Nashville doesn't have Robert Altman to kick around anymore.
The filmmaker -- legendary in Hollywood and once reviled in Nashville -- died last night in Los Angeles at 81.
In 1974, Altman and a large entourage came to town to shoot Nashville, a movie meant to be less about the city than it was about the state of American politics and culture in the post-Watergate era. The director had attained recent fame for M*A*S*H, his 1970 Korean War blockbuster that spawned one of the most successful television series in history. The star power of his cast, including Lily Tomlin, Ned Beatty and Keith Carradine, left the city abuzz. Hundreds of locals took part in the production as extras for scenes filmed at locations such as Centennial Park.
Around the same time, Burt Reynolds was in town to film W.W. and the Dixie Dancekings, and it seemed to many locals that little old Nashville was on the verge of celluloid validation as a place worth paying attention to.
And then Altman's flick came out. It depicted the Music City as Bumpkin Central Station, a sort of Peyton Place-meets-Appalachia. When a character modeled on Loretta Lynn is assassinated, for instance, the crowd of locals who have witnessed the shooting breaks into insipid song. "I tell you what, if it had been Loretta Lynn shot we would not have been nodding and clapping," wrote humorist Roy Blount Jr., who had been an extra in that crowd, in an essay for the 2001 book Nashville: An American Self-Portrait. "We would have been weeping and looking to kill the sumbitch that shot her. But since it was a movie, we were smiling and playing along with whatever the gag was."
A December 1975 issue of the middlebrow newspaper insert Family Weekly captured the tenor of the city's reaction to the movie that all the "big film critics" were cooing about. By presenting a portrait of "self-indulgence, confusion, hypocrisy, insensitivity, violence and greed," Altman had raised plenty of hackles on Music Row (where such attributes are surely never to be found). Lynn Anderson announced that she was "personally affronted." Minnie Pearl called the film’s music "terrible." Webb Pierce said if Altman ever came back to town, he would "get hanged."

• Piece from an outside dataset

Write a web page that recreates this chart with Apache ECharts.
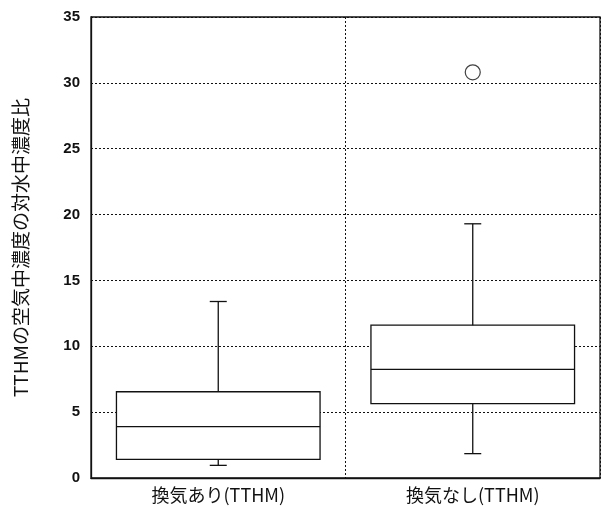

If the music industry itself hated the film, then the business community and high society of Nashville were perhaps even more appalled. West Nashville suburbanites in those days commonly referred to the "music people" as a population segment to be tolerated from a distance, at best. There was, and arguably still is, a sense among local patricians that the nationwide success of locally produced TV show "Hee-Haw" did lasting harm to the city's image with its caricature of a barefoot-and-pregnant society. Altman was just rubbing salt in that wound.
Nashville went on to be nominated for five Oscars, winning one: Best music. Altman himself received an honorary Oscar for his life's work earlier this year. And the United States National Film Registry has selected two of his films for preservation: M*A*S*H and Nashville.